May 2008, European Historical Romance (Regency England)
St. Martin's, $6.99, 352 pages, Amazon ASIN 0312939701 Part of a series
Duke Most Wanted was a pleasant surprise. I've only read one other book by Celeste Bradley, and it was notable for its jerk hero whose one interesting quality was a larger than life penis. This book, on the other hand, was a fun read in the light and funny vein. It's neither serious nor particularly historically accurate, but sometimes that's alright.
This book is the third in Heiress Bride series. All three books are about the granddaughters of a man who promised to give his fortune to whichever granddaughter could land a duke. As the book beings, it seems that everyone already knows who will win the fortune, because one of the granddaughters is married to a duke's heir. The heroine of this particular book, Sophie Blake, never planned on trying to marry a duke. She's in London for the season because she has lived a sheltered life in the country, and she wants the chance to live a little. Since she's tall, awkward, and bespectacled, Sophie doesn't think she'd attract a man anyway. So far, her favorite thing about coming to London is meeting Graham, who is her chaperone's cousin. Graham never intends to marry; he is the youngest son of a duke and has a three older brothers standing between him and the title. So he's content to sow wild oats and pal around with Sophie.
Then naturally an event happens that changes everything. While hunting in Africa, Graham's father and all of his brothers are killed by the same wild elephant (you wouldn't think this would be funny at all, but somehow the scene is hilarious). Graham suddenly becomes the Duke of Edencourt, and finds himself staggering under the weight of the responsibility. He realizes that while he blithely spent his allowance and cavorted with women, his father and brothers ran the estate into the ground. The family seat is completely decrepit, and the villagers that depend on the estate for their livelihood are impoverished. Graham knows that the only logical solution to his problem is to marry an heiress.
And Sophie's an heiress if she marries a duke, so problem solved, right? Well, not exactly. For one thing, the will forbids the granddaughters from revealing that they stand to inherit the money if they marry a duke. This never really made sense to me, and I didn't see how they could possible keep that under wraps - but I also didn't read the first two books, so possibly it's explained better there. Anyway, Graham doesn't know Sophie's an heiress, so he thinks that marrying her would mean complete ruin for himself and his dependents. Ironically, he finds out that he is a duke just when he realizes that he has feelings for Sophie. His difficult choice between his heart and his responsibilities is an excellent conflict.

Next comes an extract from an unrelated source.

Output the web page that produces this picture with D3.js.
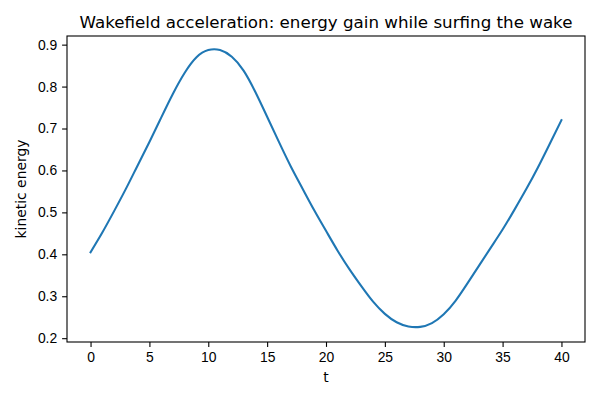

There is another wrinkle as well. Sophie has a secret of her own (a huge spoiler kind of secret) that could ruin everything. The reader only finds out her secret near the end of the book, but it weighs heavily on Sophie throughout, and influences all her decisions.
What works best about this book, right from the start, is the humor. Graham's struggle is actually pretty serious, and it's the main conflict that drives the book. But Graham approaches the situation manfully, with something of an attitude. There is a hilarious scene where Graham systematically collects various hunting trophies (accumulated by his father and brothers), and builds a bonfire with them. If you want to know what he does to the giant bear that's too large to move, you'll have to read the book. The whole thing put me in mind of a family reunion a few years ago, where we stayed in a lodge decorated by a Utah hunting/taxidermy enthusiast. One evening I sat with several of my relatives, trying to decide which animal was the creepiest. It was a tough call.
Though Graham more or less steals the show, Sophie is a sympathetic character. Since she's a poor relation and awkward misfit rolled into one, it's easy to root for her. That said, her big secret jarred me, and I wasn't entirely sure that it fit with her character. After it was revealed, the book lost a bit of its luster.
All in all, though, I'd recommend Duke Most Wanted. It's not exactly full of hard-hitting realism, but the characters are amusing and endearing. Reading it is a pretty good way to spend your time.